After using $\displaystyle Z = 2x +y$, I got the answer,

$\displaystyle c = 2y -ln(2x + y)$

However, its very different from the answer at the back of the book. I have checked and rechecked but ended up with the same wrong answer.
• Mar 8th 2008, 12:16 AM
mr fantastic
Quote:

Originally Posted by Altair
Q. $\displaystyle (2x + y){\color{red}dy} - (4x +2y -1){\color{blue}dy} = 0$

Mr F says: You have two dy's here. I'm guessing one of them is meant to be a dx. Which one - the red or the blue?

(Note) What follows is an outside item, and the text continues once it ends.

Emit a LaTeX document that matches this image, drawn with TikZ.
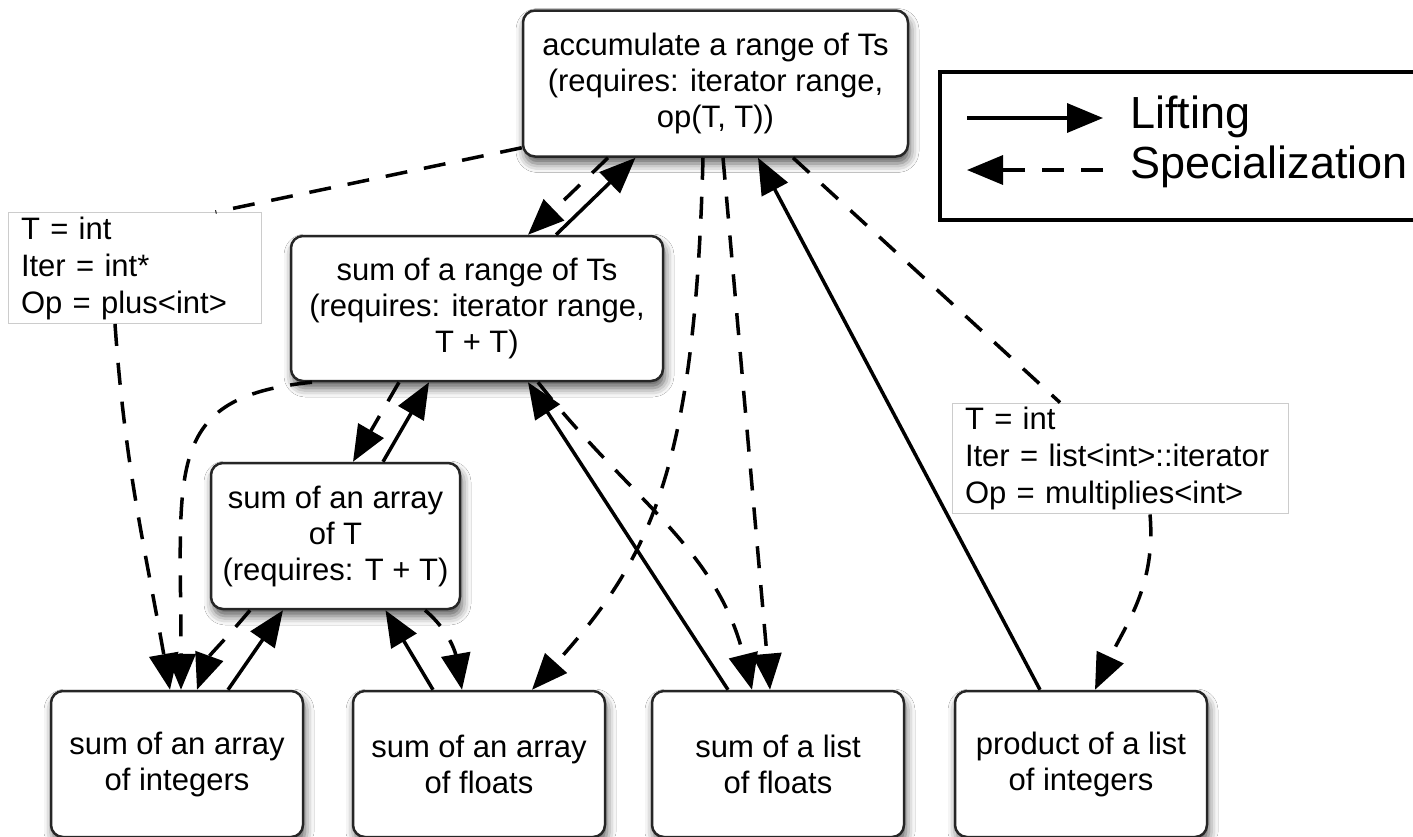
\documentclass[tikz,border=0pt]{standalone}
\usepackage{fontspec}
\setmainfont{Liberation Sans}
\usetikzlibrary{arrows.meta,shadows.blur}

\begin{document}
\begin{tikzpicture}[x=1pt,y=1pt]
\useasboundingbox (0,0) rectangle (1413,-836);
\fill[white] (0,0) rectangle (1413,-836);
\tikzstyle{box}=[draw=black!85,line width=2.5pt,rounded corners=12pt,fill=white,align=center,
  font=\fontsize{31}{36}\selectfont,inner sep=0pt,minimum height=146pt,minimum width=252pt,
  blur shadow={shadow xshift=2pt,shadow yshift=-7pt,shadow blur radius=9pt,shadow opacity=65}];
\tikzstyle{note}=[draw=black!20,line width=1pt,fill=white,align=left,
  font=\fontsize{31}{37}\selectfont,inner xsep=13pt,inner ysep=4pt];
\tikzstyle{lift}=[line width=3.5pt,-{Triangle[length=36pt,width=29pt]}];
\tikzstyle{spec}=[line width=3.5pt,dash pattern=on 22pt off 17pt,-{Triangle[length=36pt,width=29pt]}];
\node[box,minimum width=385pt] (acc) at (715.5,-83.5) {accumulate a range of Ts\\(requires: iterator range,\\op(T, T))};
\node[box,minimum width=372pt,minimum height=145pt] (rng) at (477,-308.5) {sum of a range of Ts\\(requires: iterator range,\\T + T)};
\node[box,minimum width=249pt] (arrT) at (335.5,-536) {sum of an array\\of T\\(requires: T + T)};
\node[box] (arrI) at (177,-764) {sum of an array\\of integers};
\node[box] (arrF) at (479,-764) {sum of an array\\of floats};
\node[box] (lstF) at (778,-764) {sum of a list\\of floats};
\node[box] (lstI) at (1081,-764) {product of a list\\of integers};
\node[note,text width=227pt] (n1) at (134.5,-268) {T = int\\Iter = int*\\Op = plus<int>};
\node[note,text width=310pt] (n2) at (1120,-458.5) {T = int\\Iter = list<int>::iterator\\Op = multiplies<int>};
% legend
\draw[line width=4pt] (940,-72) rectangle (1460,-220);
\coordinate (l1) at (967,-118);
\coordinate (l2) at (1103,-118);
\coordinate (s1) at (1103,-170);
\coordinate (s2) at (967,-170);
\draw[lift] (l1) -- (l2);
\draw[spec] (s1) -- (s2);
\node[anchor=base west,inner sep=0pt,font=\fontsize{45}{54}\selectfont] (tl) at (1130,-128) {Lifting};
\node[anchor=base west,inner sep=0pt,font=\fontsize{45}{54}\selectfont] (ts) at (1130,-178) {Specialization};
% lifting
\draw[lift] ([xshift=79pt]rng.north) -- ([xshift=-80pt]acc.south);
\draw[lift] ([xshift=47.5pt]arrT.north) -- ([xshift=-48pt]rng.south);
\draw[lift] ([xshift=51pt]arrI.north) -- ([xshift=-52.5pt]arrT.south);
\draw[lift] ([xshift=-46pt]arrF.north) -- ([xshift=50pt]arrT.south);
\draw[lift] ([xshift=-50pt]lstF.north) -- ([xshift=51pt]rng.south);
\draw[lift] ([xshift=-41pt]lstI.north) -- ([xshift=42.5pt]acc.south);
% specialization
\draw[spec] ([xshift=-107.5pt]acc.south) -- ([xshift=51pt]rng.north);
\draw[spec] ([xshift=-78pt]rng.south) -- ([xshift=17.5pt]arrT.north);
\draw[spec] ([xshift=-85.5pt]arrT.south) to[out=-130,in=70] ([xshift=20pt]arrI.north);
\draw[spec] ([xshift=89.5pt]arrT.south) to[out=-40,in=100] ([xshift=-17pt]arrF.north);
\draw[spec] ([xshift=-165pt]rng.south) .. controls +(-150,-15) and +(0,220) .. ([xshift=4pt]arrI.north);
\draw[spec] ([xshift=61pt]rng.south) to[out=-52,in=104] ([xshift=-26pt]lstF.north);
\draw[spec] ([xshift=-12.5pt]acc.south) .. controls +(-8,-313) and +(118,131) .. ([xshift=53pt]arrF.north);
\draw[spec] ([xshift=7.5pt]acc.south) -- ([xshift=-8pt]lstF.north);
\draw[spec,-] ([yshift=10pt]acc.south west) -- ([xshift=81pt]n1.north);
\draw[spec] ([xshift=-19.5pt]n1.south) to[out=-86,in=100] ([xshift=-7pt]arrI.north);
\draw[spec,-] ([xshift=77.5pt]acc.south) -- ([xshift=-60pt]n2.north);
\draw[spec] ([xshift=30pt]n2.south) to[out=-85,in=65] ([xshift=14pt]lstI.north);
\end{tikzpicture}
\end{document}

After using $\displaystyle Z = 2x +y$, I got the answer,

$\displaystyle c = 2y -ln(2x + y)$

However, its very different from the answer at the back of the book. I have checked and rechecked but ended up with the same wrong answer.

..
• Mar 8th 2008, 12:17 AM
Altair
The red one.
• Mar 8th 2008, 12:36 AM
mr fantastic
Quote:

Originally Posted by Altair
The red one.

$\displaystyle \frac{dy}{dx} = \frac{2x + y}{4x + 2y - 1}$.

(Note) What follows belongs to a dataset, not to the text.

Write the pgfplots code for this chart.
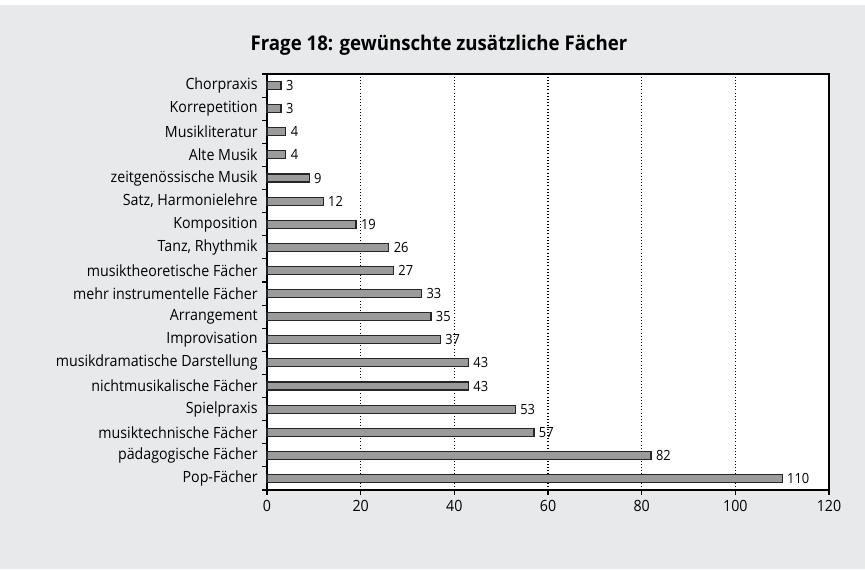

Substitute $\displaystyle z = 2x + y \Rightarrow y = z - 2x$. Then $\displaystyle \frac{dy}{dx} = \frac{dz}{dx} - 2$.

Therefore:

$\displaystyle \frac{dz}{dx} - 2 = \frac{z}{2z - 1}$

$\displaystyle \frac{dz}{dx} = \frac{z}{2z - 1} + 2 = \frac{5z - 2}{2z - 1}$

$\displaystyle \Rightarrow \frac{dx}{dz} = \frac{2z - 1}{5z - 2} = \frac{1}{5} \, \left( 2 - \frac{1}{5z - 2}\right)$.

Therefore:

$\displaystyle x = \frac{1}{5} \, \left( 2z - \frac{1}{5} \ln |5z - 2| + C \right)$

$\displaystyle \Rightarrow 5x = 2z - \frac{1}{5} \ln |5z - 2| + C$

$\displaystyle \Rightarrow 5x = 2(2x + y) - \frac{1}{5} \ln |5(2x + y) - 2| + C$.

I'll leave to you to take it as further as necessary.